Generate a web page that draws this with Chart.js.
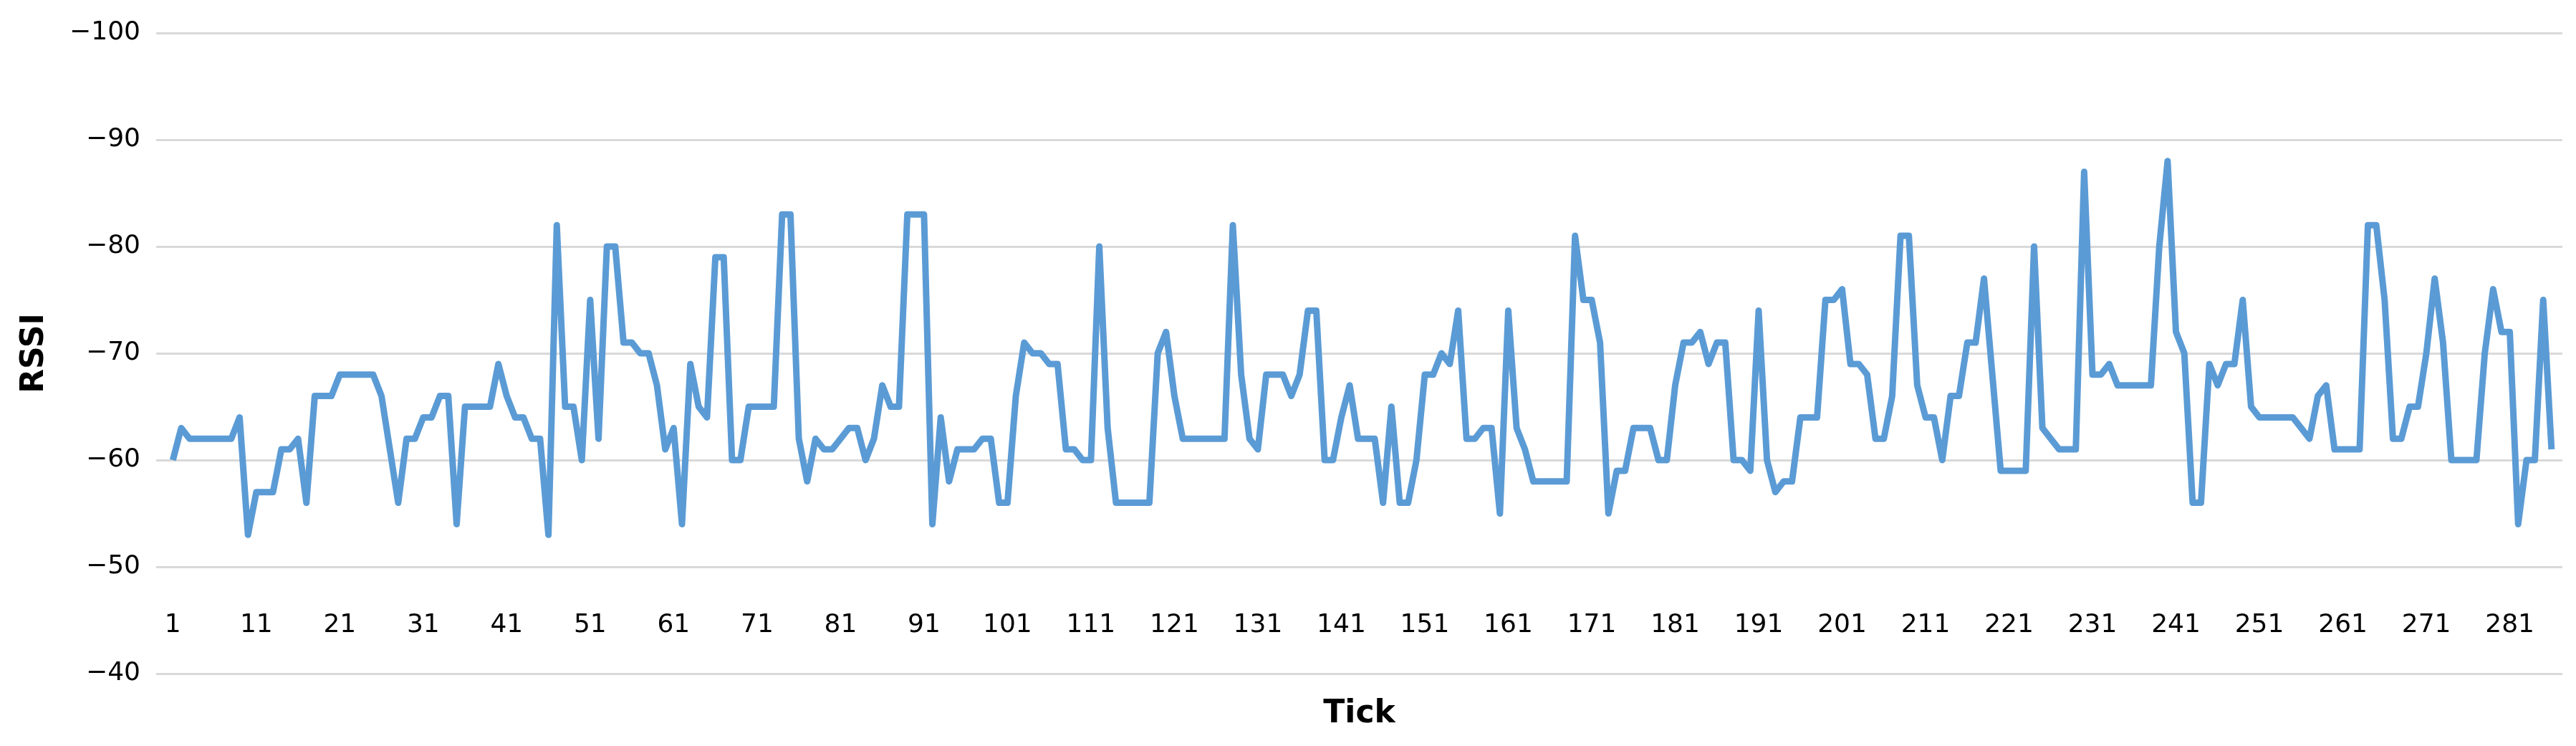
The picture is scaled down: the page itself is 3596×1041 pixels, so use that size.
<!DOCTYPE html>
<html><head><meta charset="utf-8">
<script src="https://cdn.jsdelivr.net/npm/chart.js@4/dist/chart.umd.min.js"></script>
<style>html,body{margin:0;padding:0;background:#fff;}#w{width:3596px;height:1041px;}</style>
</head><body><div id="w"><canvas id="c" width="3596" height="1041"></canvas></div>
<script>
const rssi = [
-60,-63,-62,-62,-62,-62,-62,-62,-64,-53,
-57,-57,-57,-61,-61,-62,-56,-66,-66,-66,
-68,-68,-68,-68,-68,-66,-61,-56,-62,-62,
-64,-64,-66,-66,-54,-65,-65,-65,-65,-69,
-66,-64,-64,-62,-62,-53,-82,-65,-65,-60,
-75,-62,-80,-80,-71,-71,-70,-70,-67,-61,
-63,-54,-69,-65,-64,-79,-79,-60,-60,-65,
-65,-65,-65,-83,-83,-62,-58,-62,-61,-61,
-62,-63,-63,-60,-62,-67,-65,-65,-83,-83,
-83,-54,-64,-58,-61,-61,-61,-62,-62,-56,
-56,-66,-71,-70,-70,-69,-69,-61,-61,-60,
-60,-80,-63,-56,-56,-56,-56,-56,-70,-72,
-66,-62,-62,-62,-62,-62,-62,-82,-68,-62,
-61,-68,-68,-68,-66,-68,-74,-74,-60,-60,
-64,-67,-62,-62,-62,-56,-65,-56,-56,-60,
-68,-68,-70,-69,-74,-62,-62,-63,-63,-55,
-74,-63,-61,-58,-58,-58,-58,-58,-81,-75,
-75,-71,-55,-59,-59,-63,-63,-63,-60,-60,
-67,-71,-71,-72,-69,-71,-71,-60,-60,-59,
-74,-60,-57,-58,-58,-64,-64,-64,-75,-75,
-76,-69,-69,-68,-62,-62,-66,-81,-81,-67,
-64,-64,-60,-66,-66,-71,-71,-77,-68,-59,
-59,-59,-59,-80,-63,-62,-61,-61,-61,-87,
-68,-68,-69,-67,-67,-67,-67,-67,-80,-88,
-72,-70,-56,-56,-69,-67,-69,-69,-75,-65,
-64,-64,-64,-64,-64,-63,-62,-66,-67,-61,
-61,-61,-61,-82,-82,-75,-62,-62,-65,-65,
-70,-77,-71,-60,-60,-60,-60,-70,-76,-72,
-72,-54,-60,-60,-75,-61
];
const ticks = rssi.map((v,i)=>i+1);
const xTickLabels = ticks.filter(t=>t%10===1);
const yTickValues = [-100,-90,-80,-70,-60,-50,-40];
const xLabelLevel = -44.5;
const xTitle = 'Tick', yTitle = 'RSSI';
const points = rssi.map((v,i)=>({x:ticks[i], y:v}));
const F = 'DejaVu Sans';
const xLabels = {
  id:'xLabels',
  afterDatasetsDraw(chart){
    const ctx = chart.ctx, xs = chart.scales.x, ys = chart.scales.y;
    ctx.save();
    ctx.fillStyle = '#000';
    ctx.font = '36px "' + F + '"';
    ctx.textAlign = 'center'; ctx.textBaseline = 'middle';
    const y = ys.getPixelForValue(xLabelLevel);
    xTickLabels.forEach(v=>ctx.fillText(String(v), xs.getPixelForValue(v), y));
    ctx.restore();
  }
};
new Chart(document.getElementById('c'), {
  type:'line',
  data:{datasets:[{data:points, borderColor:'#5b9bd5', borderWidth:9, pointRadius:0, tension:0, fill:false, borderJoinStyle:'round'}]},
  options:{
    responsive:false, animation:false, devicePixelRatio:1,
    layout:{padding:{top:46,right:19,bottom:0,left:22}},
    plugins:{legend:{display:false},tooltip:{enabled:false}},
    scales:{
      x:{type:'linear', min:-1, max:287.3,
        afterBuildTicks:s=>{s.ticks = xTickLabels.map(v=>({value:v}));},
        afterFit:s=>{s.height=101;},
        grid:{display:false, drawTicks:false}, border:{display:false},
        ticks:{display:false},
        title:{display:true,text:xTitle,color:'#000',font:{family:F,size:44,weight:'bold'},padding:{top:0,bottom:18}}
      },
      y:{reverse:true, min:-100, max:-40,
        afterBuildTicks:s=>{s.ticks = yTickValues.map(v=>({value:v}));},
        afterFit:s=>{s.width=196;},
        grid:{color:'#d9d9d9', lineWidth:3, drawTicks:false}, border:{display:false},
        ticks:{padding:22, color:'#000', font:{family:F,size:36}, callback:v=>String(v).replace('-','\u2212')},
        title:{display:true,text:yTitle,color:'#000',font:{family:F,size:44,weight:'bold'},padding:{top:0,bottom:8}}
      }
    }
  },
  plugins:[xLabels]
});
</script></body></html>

- [Job] Reproduce the whole listing exactly, but not the images in it.

- [Reply to the exercise]
Generate a web page that draws this with Chart.js.
The picture is scaled down: the page itself is 3596×1041 pixels, so use that size.
<!DOCTYPE html>
<html><head><meta charset="utf-8">
<script src="https://cdn.jsdelivr.net/npm/chart.js@4/dist/chart.umd.min.js"></script>
<style>html,body{margin:0;padding:0;background:#fff;}#w{width:3596px;height:1041px;}</style>
</head><body><div id="w"><canvas id="c" width="3596" height="1041"></canvas></div>
<script>
const rssi = [
-60,-63,-62,-62,-62,-62,-62,-62,-64,-53,
-57,-57,-57,-61,-61,-62,-56,-66,-66,-66,
-68,-68,-68,-68,-68,-66,-61,-56,-62,-62,
-64,-64,-66,-66,-54,-65,-65,-65,-65,-69,
-66,-64,-64,-62,-62,-53,-82,-65,-65,-60,
-75,-62,-80,-80,-71,-71,-70,-70,-67,-61,
-63,-54,-69,-65,-64,-79,-79,-60,-60,-65,
-65,-65,-65,-83,-83,-62,-58,-62,-61,-61,
-62,-63,-63,-60,-62,-67,-65,-65,-83,-83,
-83,-54,-64,-58,-61,-61,-61,-62,-62,-56,
-56,-66,-71,-70,-70,-69,-69,-61,-61,-60,
-60,-80,-63,-56,-56,-56,-56,-56,-70,-72,
-66,-62,-62,-62,-62,-62,-62,-82,-68,-62,
-61,-68,-68,-68,-66,-68,-74,-74,-60,-60,
-64,-67,-62,-62,-62,-56,-65,-56,-56,-60,
-68,-68,-70,-69,-74,-62,-62,-63,-63,-55,
-74,-63,-61,-58,-58,-58,-58,-58,-81,-75,
-75,-71,-55,-59,-59,-63,-63,-63,-60,-60,
-67,-71,-71,-72,-69,-71,-71,-60,-60,-59,
-74,-60,-57,-58,-58,-64,-64,-64,-75,-75,
-76,-69,-69,-68,-62,-62,-66,-81,-81,-67,
-64,-64,-60,-66,-66,-71,-71,-77,-68,-59,
-59,-59,-59,-80,-63,-62,-61,-61,-61,-87,
-68,-68,-69,-67,-67,-67,-67,-67,-80,-88,
-72,-70,-56,-56,-69,-67,-69,-69,-75,-65,
-64,-64,-64,-64,-64,-63,-62,-66,-67,-61,
-61,-61,-61,-82,-82,-75,-62,-62,-65,-65,
-70,-77,-71,-60,-60,-60,-60,-70,-76,-72,
-72,-54,-60,-60,-75,-61
];
const ticks = rssi.map((v,i)=>i+1);
const xTickLabels = ticks.filter(t=>t%10===1);
const yTickValues = [-100,-90,-80,-70,-60,-50,-40];
const xLabelLevel = -44.5;
const xTitle = 'Tick', yTitle = 'RSSI';
const points = rssi.map((v,i)=>({x:ticks[i], y:v}));
const F = 'DejaVu Sans';
const xLabels = {
  id:'xLabels',
  afterDatasetsDraw(chart){
    const ctx = chart.ctx, xs = chart.scales.x, ys = chart.scales.y;
    ctx.save();
    ctx.fillStyle = '#000';
    ctx.font = '36px "' + F + '"';
    ctx.textAlign = 'center'; ctx.textBaseline = 'middle';
    const y = ys.getPixelForValue(xLabelLevel);
    xTickLabels.forEach(v=>ctx.fillText(String(v), xs.getPixelForValue(v), y));
    ctx.restore();
  }
};
new Chart(document.getElementById('c'), {
  type:'line',
  data:{datasets:[{data:points, borderColor:'#5b9bd5', borderWidth:9, pointRadius:0, tension:0, fill:false, borderJoinStyle:'round'}]},
  options:{
    responsive:false, animation:false, devicePixelRatio:1,
    layout:{padding:{top:46,right:19,bottom:0,left:22}},
    plugins:{legend:{display:false},tooltip:{enabled:false}},
    scales:{
      x:{type:'linear', min:-1, max:287.3,
        afterBuildTicks:s=>{s.ticks = xTickLabels.map(v=>({value:v}));},
        afterFit:s=>{s.height=101;},
        grid:{display:false, drawTicks:false}, border:{display:false},
        ticks:{display:false},
        title:{display:true,text:xTitle,color:'#000',font:{family:F,size:44,weight:'bold'},padding:{top:0,bottom:18}}
      },
      y:{reverse:true, min:-100, max:-40,
        afterBuildTicks:s=>{s.ticks = yTickValues.map(v=>({value:v}));},
        afterFit:s=>{s.width=196;},
        grid:{color:'#d9d9d9', lineWidth:3, drawTicks:false}, border:{display:false},
        ticks:{padding:22, color:'#000', font:{family:F,size:36}, callback:v=>String(v).replace('-','\u2212')},
        title:{display:true,text:yTitle,color:'#000',font:{family:F,size:44,weight:'bold'},padding:{top:0,bottom:8}}
      }
    }
  },
  plugins:[xLabels]
});
</script></body></html>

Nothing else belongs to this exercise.